AIM OF THE TASK: Gather every line holding the string "code".
##### PROVIDED RECORDS #####
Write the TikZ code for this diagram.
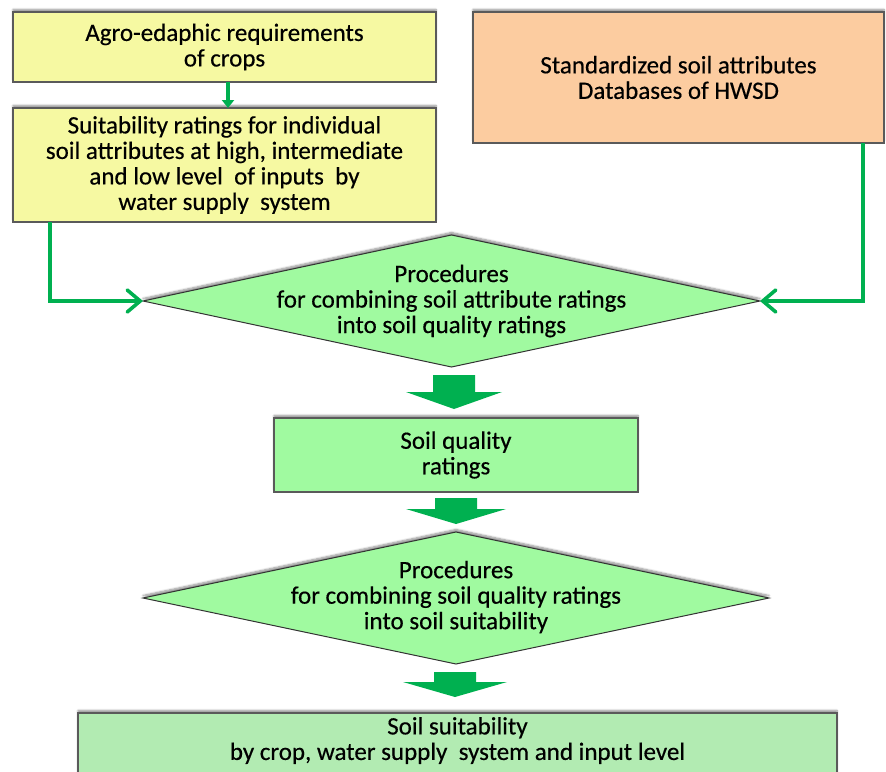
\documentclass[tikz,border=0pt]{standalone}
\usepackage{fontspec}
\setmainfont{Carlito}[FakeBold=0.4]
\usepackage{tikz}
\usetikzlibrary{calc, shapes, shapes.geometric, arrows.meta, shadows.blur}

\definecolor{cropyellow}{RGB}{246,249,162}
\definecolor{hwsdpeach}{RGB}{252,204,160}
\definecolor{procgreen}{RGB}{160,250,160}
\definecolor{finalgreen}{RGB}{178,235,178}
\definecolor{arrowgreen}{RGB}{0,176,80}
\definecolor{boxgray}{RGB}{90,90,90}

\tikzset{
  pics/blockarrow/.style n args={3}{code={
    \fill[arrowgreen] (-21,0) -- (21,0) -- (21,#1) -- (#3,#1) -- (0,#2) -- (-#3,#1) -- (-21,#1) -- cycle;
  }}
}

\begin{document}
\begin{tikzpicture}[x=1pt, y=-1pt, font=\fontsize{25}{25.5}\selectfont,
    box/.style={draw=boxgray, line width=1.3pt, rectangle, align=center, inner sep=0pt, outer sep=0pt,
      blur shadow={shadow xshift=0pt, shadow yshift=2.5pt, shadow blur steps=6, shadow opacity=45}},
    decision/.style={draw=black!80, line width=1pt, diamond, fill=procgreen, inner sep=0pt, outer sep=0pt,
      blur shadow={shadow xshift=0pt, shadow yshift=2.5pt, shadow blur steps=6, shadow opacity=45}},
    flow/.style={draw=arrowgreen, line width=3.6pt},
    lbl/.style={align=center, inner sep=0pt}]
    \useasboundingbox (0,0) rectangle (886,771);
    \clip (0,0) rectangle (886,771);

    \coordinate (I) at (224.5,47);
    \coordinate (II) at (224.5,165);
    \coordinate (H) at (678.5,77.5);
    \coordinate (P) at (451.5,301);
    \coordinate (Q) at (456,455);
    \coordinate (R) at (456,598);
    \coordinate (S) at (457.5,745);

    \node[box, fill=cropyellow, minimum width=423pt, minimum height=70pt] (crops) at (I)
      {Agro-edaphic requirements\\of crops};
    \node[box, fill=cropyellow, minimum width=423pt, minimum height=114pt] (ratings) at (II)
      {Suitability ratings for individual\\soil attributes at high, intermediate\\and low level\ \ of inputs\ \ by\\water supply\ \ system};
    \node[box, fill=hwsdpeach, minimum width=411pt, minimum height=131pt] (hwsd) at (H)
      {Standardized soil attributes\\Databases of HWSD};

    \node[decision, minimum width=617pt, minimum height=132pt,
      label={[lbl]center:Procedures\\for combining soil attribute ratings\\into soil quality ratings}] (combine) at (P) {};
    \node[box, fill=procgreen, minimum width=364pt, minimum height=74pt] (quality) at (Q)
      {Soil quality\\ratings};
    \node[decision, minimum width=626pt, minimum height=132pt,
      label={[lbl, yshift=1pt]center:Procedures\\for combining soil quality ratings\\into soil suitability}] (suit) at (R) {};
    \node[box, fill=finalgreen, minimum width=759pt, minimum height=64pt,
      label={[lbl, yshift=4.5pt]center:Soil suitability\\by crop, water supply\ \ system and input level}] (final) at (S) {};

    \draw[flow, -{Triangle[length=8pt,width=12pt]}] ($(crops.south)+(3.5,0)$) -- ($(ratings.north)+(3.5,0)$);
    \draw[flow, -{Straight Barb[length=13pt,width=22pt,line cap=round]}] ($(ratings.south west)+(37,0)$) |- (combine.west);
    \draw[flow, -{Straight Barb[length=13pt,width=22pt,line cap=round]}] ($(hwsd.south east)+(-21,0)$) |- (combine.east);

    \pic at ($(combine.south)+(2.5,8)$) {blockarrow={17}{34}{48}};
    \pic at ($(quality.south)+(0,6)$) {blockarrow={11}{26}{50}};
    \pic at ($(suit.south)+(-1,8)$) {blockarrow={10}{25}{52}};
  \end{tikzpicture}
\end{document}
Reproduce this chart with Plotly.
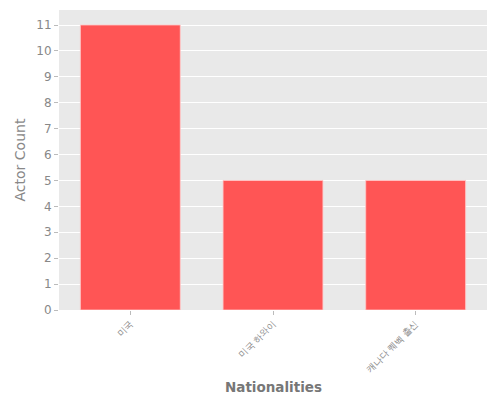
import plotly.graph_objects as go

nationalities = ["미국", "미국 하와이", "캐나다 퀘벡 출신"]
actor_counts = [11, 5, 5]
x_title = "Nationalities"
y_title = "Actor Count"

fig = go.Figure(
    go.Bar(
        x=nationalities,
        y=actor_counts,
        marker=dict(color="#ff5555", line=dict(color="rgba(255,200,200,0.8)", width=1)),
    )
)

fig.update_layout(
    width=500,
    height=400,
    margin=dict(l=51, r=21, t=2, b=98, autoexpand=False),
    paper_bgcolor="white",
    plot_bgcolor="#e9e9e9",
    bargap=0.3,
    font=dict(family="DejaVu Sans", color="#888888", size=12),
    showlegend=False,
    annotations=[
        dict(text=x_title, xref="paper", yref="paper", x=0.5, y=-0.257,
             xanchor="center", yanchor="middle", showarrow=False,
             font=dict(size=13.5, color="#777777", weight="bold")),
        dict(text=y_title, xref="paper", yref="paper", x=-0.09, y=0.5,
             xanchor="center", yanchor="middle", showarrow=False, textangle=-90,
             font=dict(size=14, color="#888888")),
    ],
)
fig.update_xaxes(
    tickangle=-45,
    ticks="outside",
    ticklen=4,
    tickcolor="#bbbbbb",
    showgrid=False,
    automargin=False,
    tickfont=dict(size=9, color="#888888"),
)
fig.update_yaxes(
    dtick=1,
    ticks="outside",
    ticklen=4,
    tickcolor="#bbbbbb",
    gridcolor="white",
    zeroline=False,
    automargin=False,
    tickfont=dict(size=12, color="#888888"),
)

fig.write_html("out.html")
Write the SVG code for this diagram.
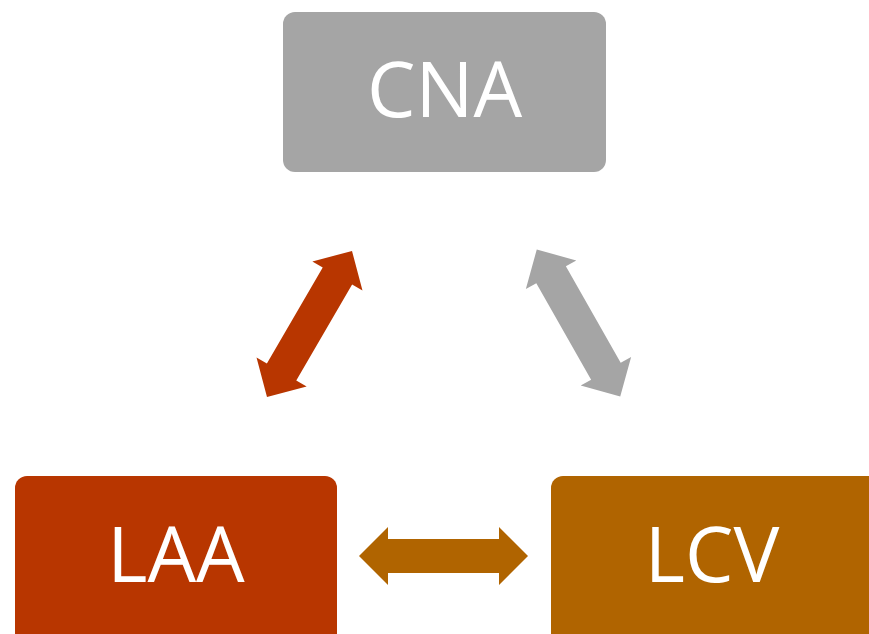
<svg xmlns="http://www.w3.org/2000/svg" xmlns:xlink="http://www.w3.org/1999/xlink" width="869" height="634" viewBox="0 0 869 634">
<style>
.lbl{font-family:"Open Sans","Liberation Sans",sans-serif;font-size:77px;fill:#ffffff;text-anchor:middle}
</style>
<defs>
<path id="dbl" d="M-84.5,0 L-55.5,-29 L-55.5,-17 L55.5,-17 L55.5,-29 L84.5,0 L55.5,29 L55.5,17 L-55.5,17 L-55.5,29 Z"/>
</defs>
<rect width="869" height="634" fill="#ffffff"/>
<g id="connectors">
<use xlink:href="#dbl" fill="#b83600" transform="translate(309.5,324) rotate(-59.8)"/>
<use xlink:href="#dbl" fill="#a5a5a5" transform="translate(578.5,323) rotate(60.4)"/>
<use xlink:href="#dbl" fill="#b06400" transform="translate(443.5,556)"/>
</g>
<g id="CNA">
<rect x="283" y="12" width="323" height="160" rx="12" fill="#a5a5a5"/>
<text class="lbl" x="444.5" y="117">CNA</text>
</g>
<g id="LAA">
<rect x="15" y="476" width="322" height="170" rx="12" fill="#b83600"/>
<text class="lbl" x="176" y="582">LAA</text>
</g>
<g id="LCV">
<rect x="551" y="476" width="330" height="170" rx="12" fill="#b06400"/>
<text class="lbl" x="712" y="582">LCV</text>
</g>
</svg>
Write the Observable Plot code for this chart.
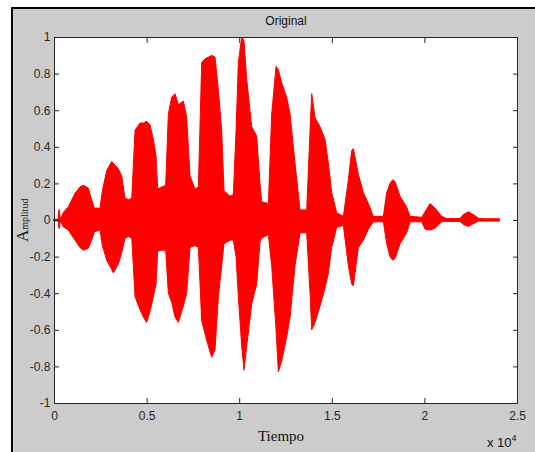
#####
REPLY:
Write the TikZ code for this diagram.
  pics/blockarrow/.style n args={3}{code={
Write the SVG code for this diagram.
Write the Observable Plot code for this chart.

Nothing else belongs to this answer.